Create that criteria. Plan your deals more effectively. Score them in the right way so you can spend better time on the deals that are going to get you somewhere. The key thing is do not waste time chasing people that are never going to go anywhere. They are not going to be a good fit for you. Focus on the ones that are going to help you hit the numbers you want to and the success that you want.
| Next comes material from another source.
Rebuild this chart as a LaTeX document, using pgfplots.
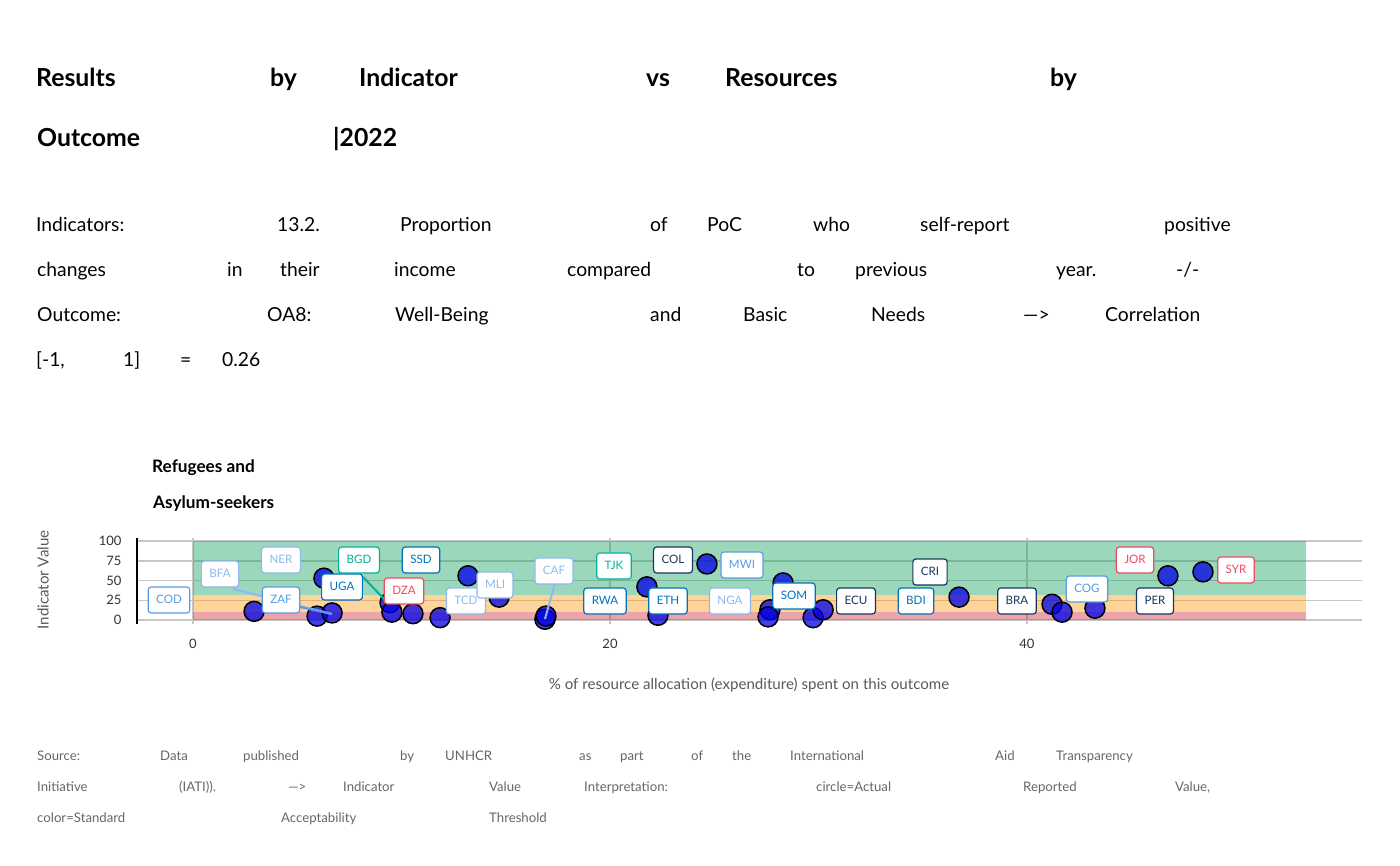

FAQs about Qualifying Lead
1. What is BANT?
BANT is a very simple process. It stands for budget, authority, need, and timing. Budget is how much you are willing to spend on this project. Authority is whether this person has the capability to make a decision, whether they are an influencer, or whether they are just a “get me more information” type of person. Need is what the need or the pain or the issue is that you are trying to solve. Timing is how soon you are trying to fix this.
2. What is MEDDIC?
MEDDIC is another methodology. The framework itself stands for metrics, economic buyer, decision criteria, decision process, identifying pain, and champion. Metrics are the qualifying metrics for the solution. The economic buyer is the person who is going to say yes. Decision criteria is how they evaluate vendors. Decision process is how the decision is made internally. Identifying pain is understanding why change is needed. The champion is the internal supporter who drives the deal forward.
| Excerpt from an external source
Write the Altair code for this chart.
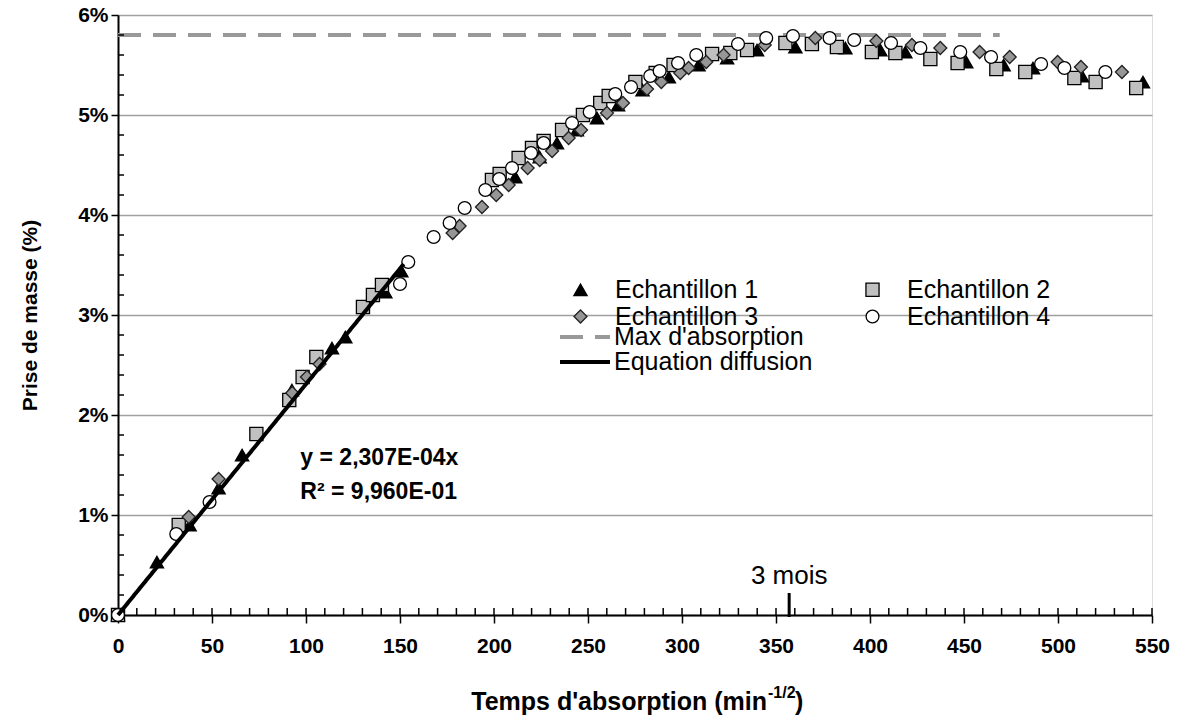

3. Are you going to get all the MEDDIC information in the first meeting?
You are probably not going to get all the MEDDIC information in the first meeting. But as you continue the process of discovery, you are going to get glimpses of information. You are definitely going to figure out the pain or the issues that the ideal customer might be facing, and that is part of the process.
4. What is the real purpose of a criteria score?
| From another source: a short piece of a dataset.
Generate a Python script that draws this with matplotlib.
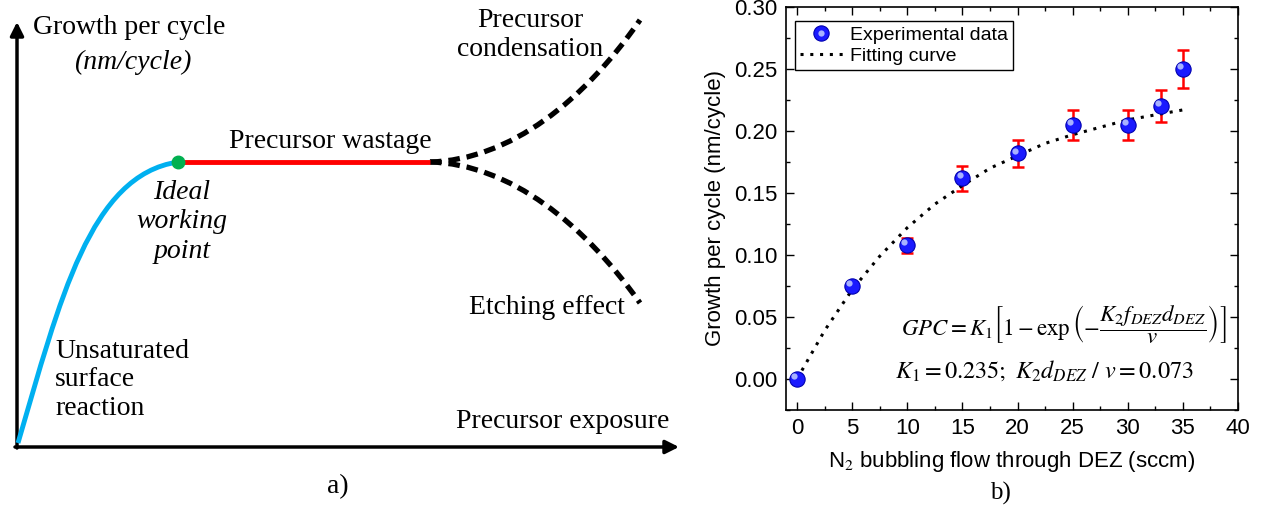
import matplotlib
matplotlib.use('Agg')
import matplotlib.pyplot as plt
from matplotlib.transforms import ScaledTranslation
from matplotlib.legend_handler import HandlerTuple
from matplotlib.path import Path
from matplotlib.patches import PathPatch
import numpy as np

plt.rcParams['mathtext.fontset'] = 'stix'

# ---- panel b) data ----
flow = [0, 5, 10, 15, 20, 25, 30, 33, 35]
gpc = [0.000, 0.075, 0.108, 0.162, 0.182, 0.205, 0.205, 0.220, 0.250]
gpc_err = [0.000, 0.003, 0.006, 0.010, 0.011, 0.012, 0.012, 0.013, 0.015]

fit_x = [0, 2.5, 5, 7.5, 10, 12.5, 15, 17.5, 20, 22.5, 25, 27.5, 30, 32.5, 35]
fit_y = [0.000, 0.039, 0.072, 0.099, 0.122, 0.141, 0.156, 0.170, 0.180,
         0.190, 0.197, 0.203, 0.209, 0.213, 0.217]

# ---- panel a) schematic, bezier control points (pixel-like units) ----
rise_pts = [(18, 443), (60, 300), (90, 175), (178, 162)]
work_pt = (178, 162)
waste_x = [178, 430]
waste_y = [162, 162]
up_pts = [(430, 162), (510, 160), (585, 100), (640, 20)]
down_pts = [(430, 162), (510, 164), (585, 225), (640, 303)]


def bezier(ax, pts, **kw):
    codes = [Path.MOVETO, Path.CURVE4, Path.CURVE4, Path.CURVE4]
    ax.add_patch(PathPatch(Path(pts, codes), fill=False, **kw))


fig = plt.figure(figsize=(12.63, 5.08), dpi=100)

# ================= a) =================
axa = fig.add_axes([0, 0, 690 / 1263, 1])
axa.set_xlim(0, 690)
axa.set_ylim(508, 0)
axa.axis('off')

serif = 'Liberation Serif'
axa.annotate('', xy=(17, 22), xytext=(17, 448),
             arrowprops=dict(arrowstyle='-|>', lw=2.5, color='black',
                             mutation_scale=20, shrinkA=0, shrinkB=0))
axa.annotate('', xy=(679, 447), xytext=(15, 447),
             arrowprops=dict(arrowstyle='-|>', lw=2.5, color='black',
                             mutation_scale=20, shrinkA=0, shrinkB=0))

bezier(axa, rise_pts, edgecolor='#00b0f0', lw=3.5, capstyle='butt', zorder=3)
axa.plot(waste_x, waste_y, color='#ff0000', lw=3.5, solid_capstyle='butt', zorder=3)
bezier(axa, up_pts, edgecolor='black', lw=3.8, ls=(0, (2.2, 1.3)), zorder=2)
bezier(axa, down_pts, edgecolor='black', lw=3.8, ls=(0, (2.2, 1.3)), zorder=2)
axa.plot(*work_pt, 'o', color='#00b050', ms=9, zorder=4)

fs = 20
axa.text(33, 28, 'Growth per cycle', fontsize=fs, family=serif, va='center', ha='left')
axa.text(133, 62, '(nm/cycle)', fontsize=fs, family=serif, style='italic', va='center', ha='center')
axa.text(330, 142, 'Precursor wastage', fontsize=fs, family=serif, va='center', ha='center')
axa.text(182, 222, 'Ideal\nworking\npoint', fontsize=fs, family=serif, style='italic',
         va='center', ha='center', linespacing=1.22)
axa.text(530, 35, 'Precursor\ncondensation', fontsize=fs, family=serif,
         va='center', ha='center', linespacing=1.2)
axa.text(547, 308, 'Etching effect', fontsize=fs, family=serif, va='center', ha='center')
axa.text(55, 380, 'Unsaturated\nsurface\nreaction', fontsize=fs, family=serif,
         va='center', ha='left', linespacing=1.2)
axa.text(563, 422, 'Precursor exposure', fontsize=fs, family=serif, va='center', ha='center')
axa.text(338, 487, 'a)', fontsize=fs, family=serif, va='center', ha='center')

# ================= b) =================
ax = fig.add_axes([786 / 1263, 98 / 508, 452 / 1263, 403 / 508])
sans = 'Liberation Sans'

ax.errorbar(flow, gpc, yerr=gpc_err, fmt='none', ecolor='#ff0000',
            elinewidth=1.8, capsize=4, capthick=1.8, zorder=2)
fit_line, = ax.plot(fit_x, fit_y, color='black', lw=2.2, ls=(0, (1, 2.2)), zorder=3)
ball, = ax.plot(flow, gpc, 'o', color='#1a1aff', mec='#0000b0', mew=0.8, ms=11,
                ls='none', zorder=4)
shift = ax.transData + ScaledTranslation(-2 / 72, 2 / 72, fig.dpi_scale_trans)
shine, = ax.plot(flow, gpc, 'o', color='#b8c4ff', mec='none', ms=4.5, alpha=0.9,
                 ls='none', transform=shift, zorder=5)

ax.set_xlim(-1, 40)
ax.set_ylim(-0.025, 0.30)
ax.set_xticks(np.arange(0, 41, 5))
ax.set_xticks(np.arange(2.5, 40, 5), minor=True)
ax.set_yticks(np.arange(0, 0.301, 0.05))
ax.set_yticks(np.arange(-0.025, 0.30, 0.05), minor=True)
ax.yaxis.set_major_formatter(matplotlib.ticker.FormatStrFormatter('%.2f'))
ax.tick_params(which='both', direction='in', top=True, right=True, width=1)
ax.tick_params(which='major', length=6, labelsize=16, pad=6)
ax.tick_params(which='minor', length=3)
for lbl in ax.get_xticklabels() + ax.get_yticklabels():
    lbl.set_family(sans)
for sp in ax.spines.values():
    sp.set_linewidth(1.2)

ax.set_xlabel(r'N$_2$ bubbling flow through DEZ (sccm)', fontsize=16, family=sans, labelpad=7)
ax.set_ylabel('Growth per cycle (nm/cycle)', fontsize=16, family=sans, labelpad=6)
plt.rcParams['mathtext.rm'] = sans

leg = ax.legend([(ball, shine), fit_line], ['Experimental data', 'Fitting curve'],
                handler_map={tuple: HandlerTuple(ndivide=1)},
                loc='upper left', bbox_to_anchor=(0.02, 0.965), borderaxespad=0,
                prop={'family': sans, 'size': 14}, fancybox=False, edgecolor='black',
                framealpha=1, handlelength=2.2, handletextpad=0.4,
                borderpad=0.25, labelspacing=0.2)
leg.get_frame().set_linewidth(1.0)

ax.text(24.2, 0.044,
        r'$GPC = K_1\left[1 - \exp\left(-\dfrac{K_2 f_{DEZ} d_{DEZ}}{v}\right)\right]$',
        fontsize=16.5, ha='center', va='center')
ax.text(8.9, 0.007, r'$K_1 = 0.235;\ K_2 d_{DEZ}\ /\ v = 0.073$',
        fontsize=17.5, ha='left', va='center')

fig.text(1000 / 1263, 1 - 493 / 508, 'b)', fontsize=18, family=serif, ha='center', va='center')

fig.savefig('out.png', dpi=100)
The whole idea of having a criteria score is to ask the right questions so that you can see whether it is worth giving more of your time to a lead. It helps you see whether you are a good fit, whether it is worth committing time, whether it is worth committing energy and emotion into the deal, or if it is one of those ones where you need to say, “Great opportunity, but it was not for us.”
5. How does the scoring mechanism work?
If the score is 0 to 3, they are probably not the right fit for you. You are probably going to spend a lot of time chasing them when there are too many barriers that are going to stop that project from moving forward. If they score 4 to 6, they could be a good fit, but maybe there are a couple of key questions that make the project really important. If they score 7 to 10, they have said yes to the things you wanted them to, and you know this is a good fit. This is the perfect sweet spot customer for you to work with.
6. What should you do with a middle-ground score?
If you end up with a question score of five and you are in that space of whether to commit more time or not, then look at the answers to the questions in red, the key criteria that make it important for you as a business. If the answers to those key questions were zero, zero, zero, and one, then out of the top four questions you only had one positive, which would probably make you say at the end of the conversation that you may be unable to help because you help companies in a different area. But if those answers had all been ones, then you might say, let’s explore another conversation to see whether you can move things forward and see if you are a fit to work together.